Yesterday during a mentoring session I was asked the question, “When did you decide to be a songwriter/musician?”
I thought about it a couple moments and realized it was never a conscious decision. It was more like music made me. Music made me a musician by always being there.
When everything else failed, I could pick up my guitar and escape into a world that comforted me. A world that was filled with hope. Music was my drug.
Those moments when friends let me down, those moments when my heart was broken, the moments when I felt alone—music was there.
Many of you have heard me mention I moved to New York City at 19 with small change in my pocket and big dreams. I found a job working at the famous Manny’s Music on 48th St, a small apartment, and set about living life in this new strange world without really knowing anyone! I was barely making ends meet those first few months. One Friday I dropped off my rent to my landlord and headed to work. When I finished that day, they told me that there was an accounting mistake and I wouldn’t get paid till Monday. Then it hit me. I had no money in my pocket to last me until Monday!! I had given my last funds to my landlord. I left work and walked down Broadway wondering if I should call my parents and do the unthinkable—ask for a plane ticket home.

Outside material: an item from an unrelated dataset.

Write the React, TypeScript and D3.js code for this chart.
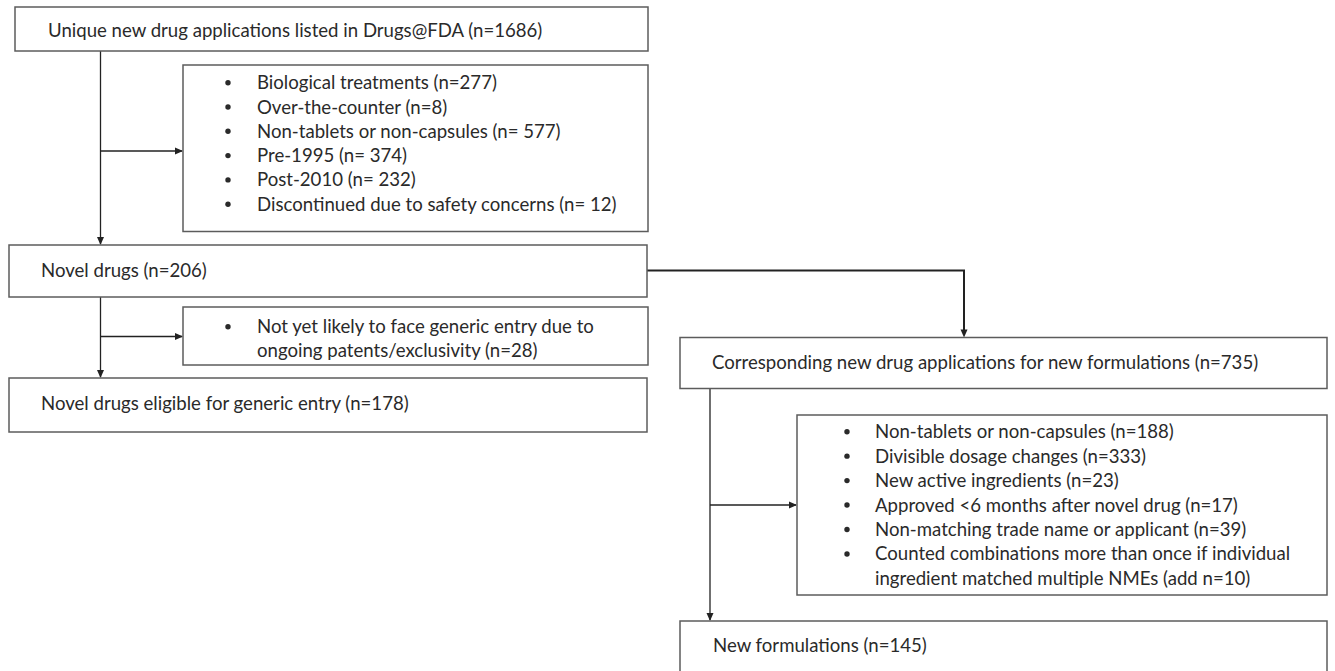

As that thought crossed my mind, I passed a bar with a sign in the window that said “Karaoke Night.” I walked in and wrote my name on the sign-up list. I had never sung karaoke in a bar, but I had come to New York to sing, and if I was going back home, I was gonna at least say I sang in the Big Apple. I waited my turn and when I was called up on stage, I sang my best version of “Sitting On The Dock of the Bay.” The crowd applauded modestly, I thanked them and started to walk back out on the street to find a pay phone to call home. Before I got to the door, a man ran over to me. He said he was the owner of the club and loved my singing. Then, he asked to by me a drink. So we sat and talked, and he said, “Hey, let me buy you a burger.” I said, “Man, you don’t know how much that means.” As I sat there, I explained to him that the music store had messed up my check and I had no idea how I was going to eat that evening. And I was about to call home to ask for a plane ticket to get me back to Alabama. My new friend smiled and said he was really glad I came into his bar. He went over to the cash register, pulled out a $50 bill, and said, “Never give up on your dreams.” Well, I made it to Monday and didn’t give up on my dreams.
I knew that night that music would always be there for me when all else failed. I realized that music and life was making me a musician.
Often, I think about how lucky I have been to call myself a songwriter and make a living creating songs. Marty and I both feel this way. It’s one of the biggest reasons we created SongTown. We want to be that voice offering support to a struggling writer who just needs encouragement to keep them on their path. When all else fails.